* **OBJECTIVE**: Omit pictures and quote the listing below line by line, from its start through the line that holds "4.0, 4.5, 5.0]".

* **DATASET CONTENT**:
-----

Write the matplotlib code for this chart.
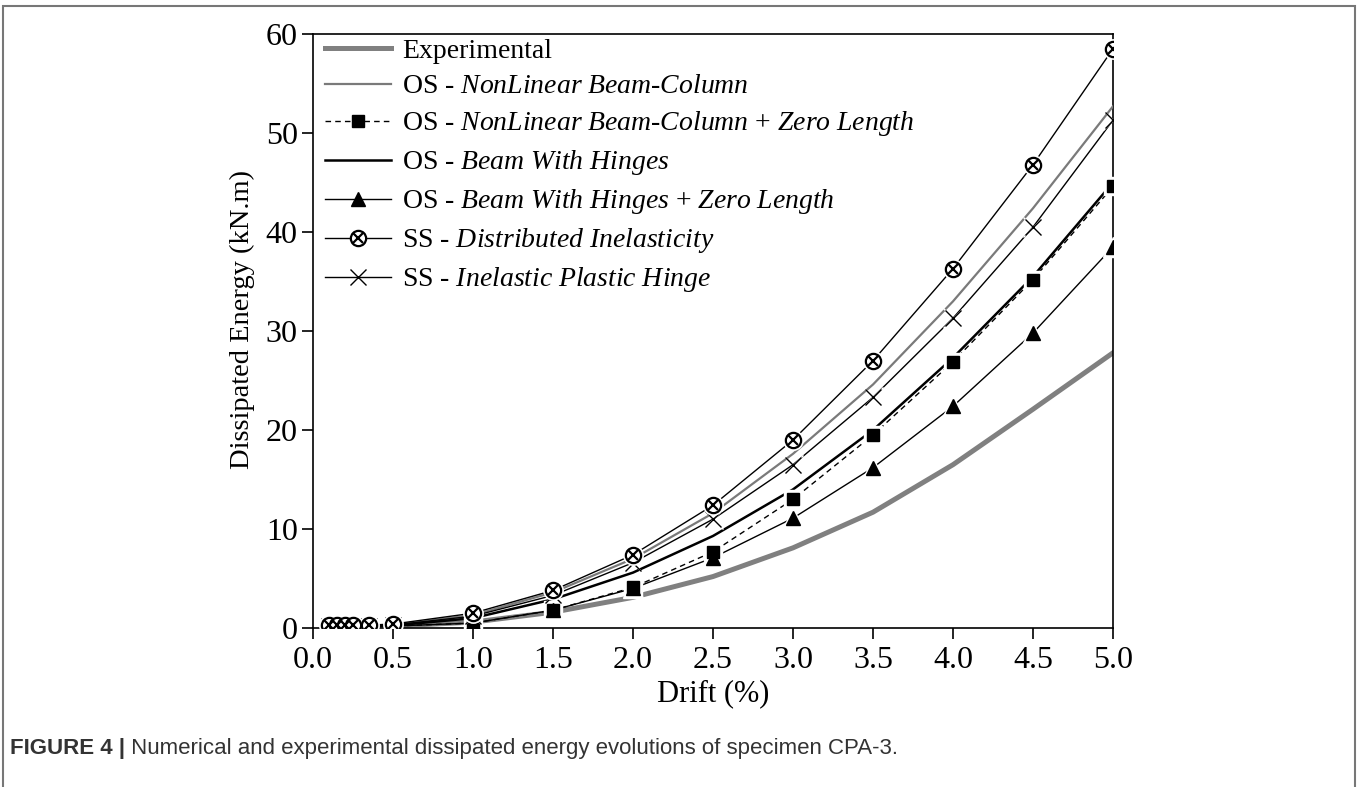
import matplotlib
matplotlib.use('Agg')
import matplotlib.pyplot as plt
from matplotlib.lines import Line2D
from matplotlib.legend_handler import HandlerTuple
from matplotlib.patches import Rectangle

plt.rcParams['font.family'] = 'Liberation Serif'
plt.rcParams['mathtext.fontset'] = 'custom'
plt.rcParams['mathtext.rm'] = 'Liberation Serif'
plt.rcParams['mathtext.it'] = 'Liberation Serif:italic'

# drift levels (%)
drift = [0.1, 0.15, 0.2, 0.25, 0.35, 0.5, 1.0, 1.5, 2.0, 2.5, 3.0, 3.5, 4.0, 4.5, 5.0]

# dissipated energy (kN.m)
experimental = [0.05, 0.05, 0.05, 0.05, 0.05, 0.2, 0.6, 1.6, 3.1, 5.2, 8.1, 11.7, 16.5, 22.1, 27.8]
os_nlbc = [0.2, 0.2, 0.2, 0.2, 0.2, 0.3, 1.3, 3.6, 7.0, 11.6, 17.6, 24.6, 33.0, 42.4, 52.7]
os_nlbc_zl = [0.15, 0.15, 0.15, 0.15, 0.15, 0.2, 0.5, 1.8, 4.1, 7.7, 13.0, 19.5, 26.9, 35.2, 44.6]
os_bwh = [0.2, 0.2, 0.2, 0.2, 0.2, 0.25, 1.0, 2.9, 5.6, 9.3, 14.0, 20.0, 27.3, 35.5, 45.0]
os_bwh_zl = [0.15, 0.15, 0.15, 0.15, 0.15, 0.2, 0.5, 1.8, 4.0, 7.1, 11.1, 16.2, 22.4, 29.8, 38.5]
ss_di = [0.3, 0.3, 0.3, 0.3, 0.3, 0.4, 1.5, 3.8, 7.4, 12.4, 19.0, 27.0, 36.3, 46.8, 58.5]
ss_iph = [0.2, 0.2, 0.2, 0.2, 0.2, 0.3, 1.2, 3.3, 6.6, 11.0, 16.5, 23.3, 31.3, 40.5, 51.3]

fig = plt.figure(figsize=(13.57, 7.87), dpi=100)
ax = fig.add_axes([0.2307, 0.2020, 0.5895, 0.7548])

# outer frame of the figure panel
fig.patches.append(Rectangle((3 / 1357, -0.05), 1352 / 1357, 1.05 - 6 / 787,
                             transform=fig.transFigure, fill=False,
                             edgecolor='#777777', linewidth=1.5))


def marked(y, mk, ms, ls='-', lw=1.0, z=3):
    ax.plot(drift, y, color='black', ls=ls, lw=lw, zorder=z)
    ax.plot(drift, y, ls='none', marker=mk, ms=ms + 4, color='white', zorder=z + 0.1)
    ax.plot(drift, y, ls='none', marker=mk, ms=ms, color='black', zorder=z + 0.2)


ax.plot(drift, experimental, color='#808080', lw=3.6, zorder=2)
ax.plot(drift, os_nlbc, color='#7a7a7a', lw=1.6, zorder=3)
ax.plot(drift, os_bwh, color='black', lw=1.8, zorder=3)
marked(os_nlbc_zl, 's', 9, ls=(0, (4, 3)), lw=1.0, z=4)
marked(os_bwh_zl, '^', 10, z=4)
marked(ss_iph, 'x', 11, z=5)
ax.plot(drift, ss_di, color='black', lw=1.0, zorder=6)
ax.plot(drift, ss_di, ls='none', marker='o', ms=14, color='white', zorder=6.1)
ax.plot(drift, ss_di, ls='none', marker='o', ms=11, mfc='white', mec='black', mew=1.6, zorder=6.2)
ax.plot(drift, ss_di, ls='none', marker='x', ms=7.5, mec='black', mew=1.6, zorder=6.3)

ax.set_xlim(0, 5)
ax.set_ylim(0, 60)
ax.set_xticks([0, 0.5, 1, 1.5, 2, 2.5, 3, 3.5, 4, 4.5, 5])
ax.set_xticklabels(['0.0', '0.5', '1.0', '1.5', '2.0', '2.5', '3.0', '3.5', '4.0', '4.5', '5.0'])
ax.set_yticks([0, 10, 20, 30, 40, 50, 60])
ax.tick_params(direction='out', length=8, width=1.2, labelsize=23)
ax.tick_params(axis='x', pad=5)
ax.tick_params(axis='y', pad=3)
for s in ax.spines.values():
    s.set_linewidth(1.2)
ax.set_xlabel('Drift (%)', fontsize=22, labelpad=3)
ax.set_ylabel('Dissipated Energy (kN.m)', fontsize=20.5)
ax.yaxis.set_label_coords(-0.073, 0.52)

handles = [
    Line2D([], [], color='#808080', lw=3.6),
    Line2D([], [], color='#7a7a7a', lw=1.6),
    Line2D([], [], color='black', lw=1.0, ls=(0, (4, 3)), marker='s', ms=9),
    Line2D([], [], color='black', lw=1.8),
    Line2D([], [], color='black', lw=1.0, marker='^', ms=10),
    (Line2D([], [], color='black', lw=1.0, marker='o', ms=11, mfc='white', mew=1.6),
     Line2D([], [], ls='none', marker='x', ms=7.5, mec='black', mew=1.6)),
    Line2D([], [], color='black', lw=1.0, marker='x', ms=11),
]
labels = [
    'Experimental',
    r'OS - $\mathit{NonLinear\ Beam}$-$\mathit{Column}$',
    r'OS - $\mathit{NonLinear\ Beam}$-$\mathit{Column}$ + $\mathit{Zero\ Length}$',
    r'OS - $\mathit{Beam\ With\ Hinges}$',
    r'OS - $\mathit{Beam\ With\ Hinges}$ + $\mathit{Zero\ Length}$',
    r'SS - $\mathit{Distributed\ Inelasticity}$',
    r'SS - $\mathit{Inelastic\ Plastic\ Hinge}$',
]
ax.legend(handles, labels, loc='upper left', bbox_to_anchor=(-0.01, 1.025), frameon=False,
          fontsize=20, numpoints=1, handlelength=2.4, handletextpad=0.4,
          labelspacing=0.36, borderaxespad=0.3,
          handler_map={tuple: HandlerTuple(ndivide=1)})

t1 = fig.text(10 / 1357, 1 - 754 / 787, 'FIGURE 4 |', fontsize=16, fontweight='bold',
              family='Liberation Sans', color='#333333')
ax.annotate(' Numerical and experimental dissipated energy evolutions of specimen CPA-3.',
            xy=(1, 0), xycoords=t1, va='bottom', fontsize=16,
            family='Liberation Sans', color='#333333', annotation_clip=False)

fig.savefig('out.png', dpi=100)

-----

* **RESPONSE TO THE TASK**:
Write the matplotlib code for this chart.
import matplotlib
matplotlib.use('Agg')
import matplotlib.pyplot as plt
from matplotlib.lines import Line2D
from matplotlib.legend_handler import HandlerTuple
from matplotlib.patches import Rectangle

plt.rcParams['font.family'] = 'Liberation Serif'
plt.rcParams['mathtext.fontset'] = 'custom'
plt.rcParams['mathtext.rm'] = 'Liberation Serif'
plt.rcParams['mathtext.it'] = 'Liberation Serif:italic'

# drift levels (%)
drift = [0.1, 0.15, 0.2, 0.25, 0.35, 0.5, 1.0, 1.5, 2.0, 2.5, 3.0, 3.5, 4.0, 4.5, 5.0]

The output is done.